As parents, many of us struggle betweend two styles of digital parenting.
Do I tightly monitor and filter my children’s online life, or do I allow them total freedom to discover and learn on their own. The concern of the former is that we’ll stifle and frustrate them, and we’ll be forever playing cop. The fear of the latter is the anxiety of what they will get into…or what will get to them.
In her newly-published book Screenwise: Helping Kids Thrive (and Survive) in Their Digital World, Dr. Devorah Heitner offers a sensible middle road to those two extremes: mentoring. By drawing alongside our children while they are learning to navigate all the ins and outs of online life and social media, we can guide them into a healthy relationship with both technology and other people.
Heitner presents a compelling argument for mentorship over monitoring, supported with a range of solid evidence, including her own research. She skillfully discusses the digital world version of topics like friendship, parent-child relationships, school issues, safety, and reputations. Among these discussions, we also hear conversations with the many students and parents with whom she has worked.

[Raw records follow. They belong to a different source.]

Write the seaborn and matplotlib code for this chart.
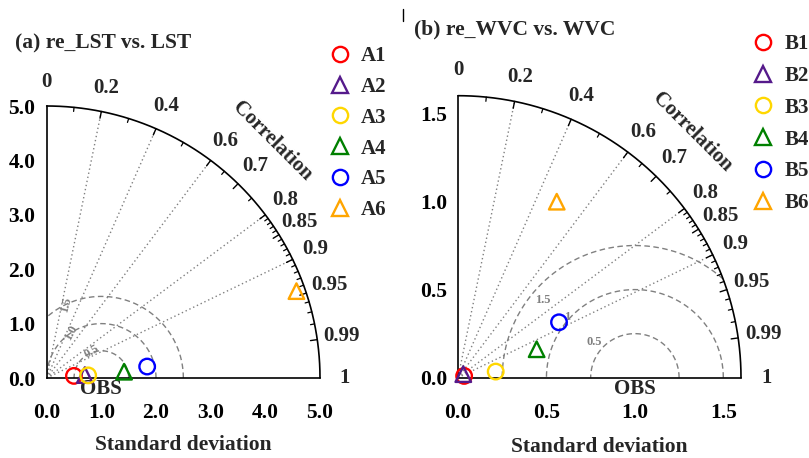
import numpy as np
import pandas as pd
import matplotlib
matplotlib.use("Agg")
import matplotlib.pyplot as plt
import seaborn as sns
from matplotlib.lines import Line2D

sns.set_style("white")
plt.rcParams["font.family"] = ["Liberation Serif", "DejaVu Serif"]
plt.rcParams["font.weight"] = "bold"
plt.rcParams["axes.labelweight"] = "bold"

# ---------------- data ----------------
a_names = ["A1", "A2", "A3", "A4", "A5", "A6"]
a_std = [0.50, 0.70, 0.76, 1.42, 1.85, 4.84]
a_corr = [0.997, 0.997, 0.998, 0.9967, 0.9935, 0.944]

b_names = ["B1", "B2", "B3", "B4", "B5", "B6"]
b_std = [0.036, 0.036, 0.216, 0.473, 0.652, 1.144]
b_corr = [0.96, 0.83, 0.987, 0.94, 0.876, 0.488]

series_markers = ["o", "^", "o", "^", "o", "^"]
series_colors = ["#FF0000", "#551A8B", "#FFD700", "#008000", "#0000FF", "#FFA500"]

a_std_ticks = [0.0, 1.0, 2.0, 3.0, 4.0, 5.0]
a_std_ticklabels = ["0.0", "1.0", "2.0", "3.0", "4.0", "5.0"]
b_std_ticks = [0.0, 0.5, 1.0, 1.5]
b_std_ticklabels = ["0.0", "0.5", "1.0", "1.5"]

corr_major = [0, 0.2, 0.4, 0.6, 0.7, 0.8, 0.85, 0.9, 0.95, 0.99, 1]
corr_major_labels = ["0", "0.2", "0.4", "0.6", "0.7", "0.8", "0.85", "0.9", "0.95", "0.99", "1"]
corr_minor = [0.1, 0.3, 0.5, 0.65, 0.75, 0.81, 0.82, 0.83, 0.84, 0.86, 0.87, 0.88,
              0.89, 0.91, 0.92, 0.93, 0.94, 0.96, 0.97, 0.98]
corr_lines = [0.2, 0.4, 0.6, 0.8, 0.9]

a_obs = 1.0
a_rmax = 5.0
a_rms = [0.5, 1.0, 1.5]
a_rms_labels = ["0.5", "1.0", "1.5"]
a_rms_label_x = [0.82, 0.44, 0.35]
a_rms_label_y = [0.48, 0.83, 1.34]

b_obs = 1.0
b_rmax = 1.6
b_rms = [0.25, 0.5, 0.75]
b_rms_labels = ["0.5", "1", "1.5"]
b_rms_label_x = [0.77, 0.62, 0.48]
b_rms_label_y = [0.20, 0.345, 0.44]

W, H = 809, 458
fig = plt.figure(figsize=(W / 100, H / 100), dpi=100)

FS = 15
TFS = 15.5
GREY = "#808080"


def px_axes(x0, x1, y0, y1):
    return fig.add_axes([x0 / W, (H - y0) / H, (x1 - x0) / W, (y0 - y1) / H])


def taylor(ax, names, std, corr, rmax, obs, ticks, ticklabels, rms, rms_labels,
           rms_lx, rms_ly, rotate_rms, title, title_xy, leg_xy, leg_spacing):
    ax.set_xlim(0, rmax)
    ax.set_ylim(0, rmax)
    ax.patch.set_alpha(0)
    for s in ["top", "right"]:
        ax.spines[s].set_visible(False)
    for s in ["left", "bottom"]:
        ax.spines[s].set_color("black")
        ax.spines[s].set_linewidth(1.2)
    ax.set_xticks(ticks)
    ax.set_xticklabels(ticklabels)
    ax.set_yticks(ticks)
    ax.set_yticklabels(ticklabels)
    ax.tick_params(axis="both", direction="in", length=5, width=1.0,
                   labelsize=TFS, colors="black")
    ax.tick_params(axis="y", pad=8)
    ax.tick_params(axis="x", pad=18)
    ax.grid(False)

    # outer arc
    th = np.linspace(0, np.pi / 2, 300)
    ax.plot(rmax * np.cos(th), rmax * np.sin(th), color="black", lw=1.2, clip_on=False)

    # arc ticks
    for c in corr_major[1:-1]:
        t = np.arccos(c)
        ax.plot([rmax * np.cos(t), rmax * 0.975 * np.cos(t)],
                [rmax * np.sin(t), rmax * 0.975 * np.sin(t)], color="black", lw=1.0, clip_on=False)
    for c in corr_minor:
        t = np.arccos(c)
        ax.plot([rmax * np.cos(t), rmax * 0.985 * np.cos(t)],
                [rmax * np.sin(t), rmax * 0.985 * np.sin(t)], color="black", lw=0.9, clip_on=False)

    # correlation labels
    for c, lab in zip(corr_major, corr_major_labels):
        t = np.arccos(c)
        r = rmax * 1.09
        ax.text(r * np.cos(t), r * np.sin(t), lab, ha="center", va="center",
                fontsize=FS, fontweight="bold", clip_on=False)
    tc = np.deg2rad(46.5)
    ax.text(rmax * 1.2 * np.cos(tc), rmax * 1.2 * np.sin(tc), "Correlation",
            rotation=-45, rotation_mode="anchor", ha="center", va="center",
            fontsize=FS, fontweight="bold")

    # correlation dotted lines
    for c in corr_lines:
        t = np.arccos(c)
        ax.plot([0, rmax * np.cos(t)], [0, rmax * np.sin(t)], color=GREY, lw=1.0,
                ls=(0, (1, 2)), zorder=1)

    # RMS circles
    tt = np.linspace(0, np.pi, 600)
    for r in rms:
        x = obs + r * np.cos(tt)
        y = r * np.sin(tt)
        m = (x < 0) | (np.hypot(x, y) > rmax)
        x = np.where(m, np.nan, x)
        y = np.where(m, np.nan, y)
        ax.plot(x, y, color=GREY, lw=1.0, ls=(0, (4, 2.5)), zorder=1)
    for lab, lx, ly in zip(rms_labels, rms_lx, rms_ly):
        rot = np.degrees(np.arctan2(ly, lx)) if rotate_rms else 0
        ax.text(lx, ly, lab, color=GREY, fontsize=9, fontweight="bold",
                ha="center", va="center", rotation=rot)

    # OBS
    ax.annotate("OBS", (obs, 0), xytext=(0, -8), textcoords="offset points",
                ha="center", va="center", fontsize=FS, fontweight="bold",
                annotation_clip=False)

    # points
    df = pd.DataFrame({"name": names, "std": std, "corr": corr,
                       "marker": series_markers, "color": series_colors})
    df["x"] = df["std"] * df["corr"]
    df["y"] = df["std"] * np.sqrt(1 - df["corr"] ** 2)
    handles = []
    for _, row in df.iterrows():
        sns.scatterplot(x=[row["x"]], y=[row["y"]], marker=row["marker"], s=125,
                        color=row["color"], facecolor="none", edgecolor=row["color"],
                        linewidth=1.7, ax=ax, clip_on=False, zorder=5, legend=False)
        handles.append(Line2D([], [], ls="none", marker=row["marker"], markersize=11,
                              markerfacecolor="none", markeredgecolor=row["color"],
                              markeredgewidth=1.7, label=row["name"]))
    ax.legend(handles=handles, loc="upper left", bbox_to_anchor=(leg_xy[0] / W, 1 - leg_xy[1] / H),
              bbox_transform=fig.transFigure, frameon=False, fontsize=FS,
              borderpad=0, borderaxespad=0, handlelength=1.0, handletextpad=0.5,
              labelspacing=leg_spacing)

    ax.set_xlabel("Standard deviation", fontsize=15.5, fontweight="bold")
    ax.set_ylabel("")
    ax.xaxis.set_label_coords(0.5, -0.21)

    fig.text(title_xy[0] / W, 1 - title_xy[1] / H, title, fontsize=15.5, fontweight="bold",
             ha="left", va="center")


ax1 = px_axes(46.7, 320.0, 378.0, 106.0)
taylor(ax1, a_names, a_std, a_corr, a_rmax, a_obs, a_std_ticks, a_std_ticklabels,
       a_rms, a_rms_labels, a_rms_label_x, a_rms_label_y, True,
       "(a) re_LST vs. LST", (15, 43), (330, 46), 0.52)

ax2 = px_axes(458.0, 741.0, 377.7, 95.7)
taylor(ax2, b_names, b_std, b_corr, b_rmax, b_obs, b_std_ticks, b_std_ticklabels,
       b_rms, b_rms_labels, b_rms_label_x, b_rms_label_y, False,
       "(b) re_WVC vs. WVC", (414, 29), (753, 34), 0.57)

fig.add_artist(Line2D([403 / W, 403 / W], [1 - 9 / H, 1 - 21 / H], color="black", lw=1.0,
                      transform=fig.transFigure))

fig.savefig("out.png", dpi=100)
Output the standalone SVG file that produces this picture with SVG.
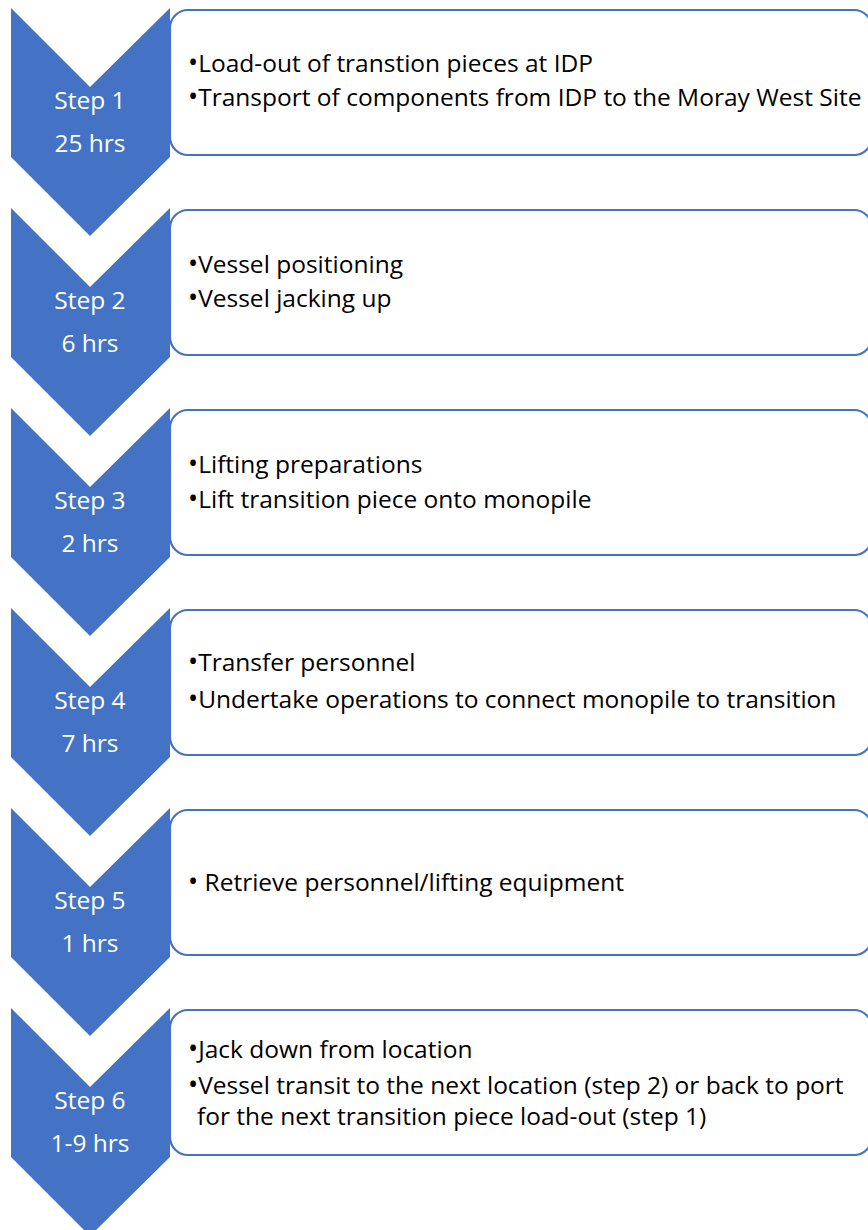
<svg xmlns="http://www.w3.org/2000/svg" width="868" height="1230" viewBox="0 0 868 1230">
<defs>
<style>
.chev{fill:#4472C4;}
.box{fill:#FFFFFF;stroke:#4472C4;stroke-width:2.2;}
.lbl{font-family:"Open Sans","Liberation Sans",sans-serif;font-size:24.5px;fill:#FFFFFF;text-anchor:middle;}
.txt{font-family:"Open Sans","Liberation Sans",sans-serif;font-size:24.5px;fill:#000000;}
.bul{font-size:27px;}
</style>
<polygon id="chevShape" class="chev" points="11,8 90,87 170,8 170,157 90,236 11,157"/>
</defs>
<rect width="868" height="1230" fill="#FFFFFF"/>
<g id="connectors"></g>
<g id="step1">
<use href="#chevShape" transform="translate(0,0)"/>
<rect class="box" x="170" y="10" width="702" height="145" rx="18" ry="18"/>
<text class="lbl" x="90" y="109">Step 1</text>
<text class="lbl" x="90" y="152">25 hrs</text>
<text class="txt" x="188" y="72"><tspan class="bul">•</tspan>Load-out of transtion pieces at IDP</text>
<text class="txt" x="188" y="106"><tspan class="bul">•</tspan>Transport of components from IDP to the Moray West Site</text>
</g>
<g id="step2">
<use href="#chevShape" transform="translate(0,200)"/>
<rect class="box" x="170" y="210" width="702" height="145" rx="18" ry="18"/>
<text class="lbl" x="90" y="309">Step 2</text>
<text class="lbl" x="90" y="352">6 hrs</text>
<text class="txt" x="188" y="273"><tspan class="bul">•</tspan>Vessel positioning</text>
<text class="txt" x="188" y="307"><tspan class="bul">•</tspan>Vessel jacking up</text>
</g>
<g id="step3">
<use href="#chevShape" transform="translate(0,400)"/>
<rect class="box" x="170" y="410" width="702" height="145" rx="18" ry="18"/>
<text class="lbl" x="90" y="509">Step 3</text>
<text class="lbl" x="90" y="552">2 hrs</text>
<text class="txt" x="188" y="473"><tspan class="bul">•</tspan>Lifting preparations</text>
<text class="txt" x="188" y="508"><tspan class="bul">•</tspan>Lift transition piece onto monopile</text>
</g>
<g id="step4">
<use href="#chevShape" transform="translate(0,600)"/>
<rect class="box" x="170" y="610" width="702" height="145" rx="18" ry="18"/>
<text class="lbl" x="90" y="709">Step 4</text>
<text class="lbl" x="90" y="752">7 hrs</text>
<text class="txt" x="188" y="671"><tspan class="bul">•</tspan>Transfer personnel</text>
<text class="txt" x="188" y="708"><tspan class="bul">•</tspan>Undertake operations to connect monopile to transition</text>
</g>
<g id="step5">
<use href="#chevShape" transform="translate(0,800)"/>
<rect class="box" x="170" y="810" width="702" height="145" rx="18" ry="18"/>
<text class="lbl" x="90" y="909">Step 5</text>
<text class="lbl" x="90" y="952">1 hrs</text>
<text class="txt" x="188" y="891"><tspan class="bul">•</tspan> Retrieve personnel/lifting equipment</text>
</g>
<g id="step6">
<use href="#chevShape" transform="translate(0,1000)"/>
<rect class="box" x="170" y="1010" width="702" height="145" rx="18" ry="18"/>
<text class="lbl" x="90" y="1109">Step 6</text>
<text class="lbl" x="90" y="1152">1-9 hrs</text>
<text class="txt" x="188" y="1058"><tspan class="bul">•</tspan>Jack down from location</text>
<text class="txt" x="188" y="1094"><tspan class="bul">•</tspan>Vessel transit to the next location (step 2) or back to port</text>
<text class="txt" x="197" y="1125">for the next transition piece load-out (step 1)</text>
</g>
</svg>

This is a practical book; each chapter includes thought-provoking questions about our own digital parenting. While it’s not a “how-to” book, and you won’t find screenshots of how to set up parental controls on your child’s phone, you will find actionable steps that we all can take to better mentor our digital kids (and improve our own digital lives!)
Another thing that is (thankfully) absent from this book is the parent shaming and guilting that so often accompanies discussions of digital parenting. Heitner is kind to us as she encourages us to examine our own tech use and our approach to mentorship.
Nor is there the fear-mongering that leads to the parent panic about what technology is doing to our kids. Indeed, one of the early chapters is entitled: “The Kids Are Alright.”
Screenwise is an accessible book with a conversational tone. Heitner knows her stuff, and conveys it in an easy, well-illustrated manner. Yes, there is research and statistics and quotes from experts in this field, but she joins all that with the voices of kids and parents that bring the theory down to ground level.
My only real issue with the book is in its organization. As you read it, don’t expect a clear lock-step approach to mentorship. The subject is a nuanced one and much more of a mind shift than a step-by-step blueprint. As a result, there is some repetition of topics and issues throughout the book. Something that Heitner introduces early may not be covered in depth until a much later chapter. (Don’t worry, she always covers it later.)
These many threads sometimes left me thinking Haven’t I read this already? Granted, this feeling may also come from my own familiarity with the subject, her sources, and her other writing. It also reminded me of my own conversations with students and parents, which is exactly why I feel that this is such an important book.
In general, we parents tend to ask the wrong questions about technology. While monitoring has its place in our digital families, “Which filter is the best one to put on my kid’s device?” is not the key question to being a digital parent.
Heitner gives a call to action to think differently about how we are teaching, leading, and modeling tech use to our kids. She reminds us that we need to bring our wisdom to their tech savvy. Indeed, her final chapter has the ring of a “digital parenting manifesto” of the attitudes and responsibilities we should be taking.
If we want to successfully mentor our digital natives into a healthy digital adulthood, Screenwise will help us think differently about the role we need to play.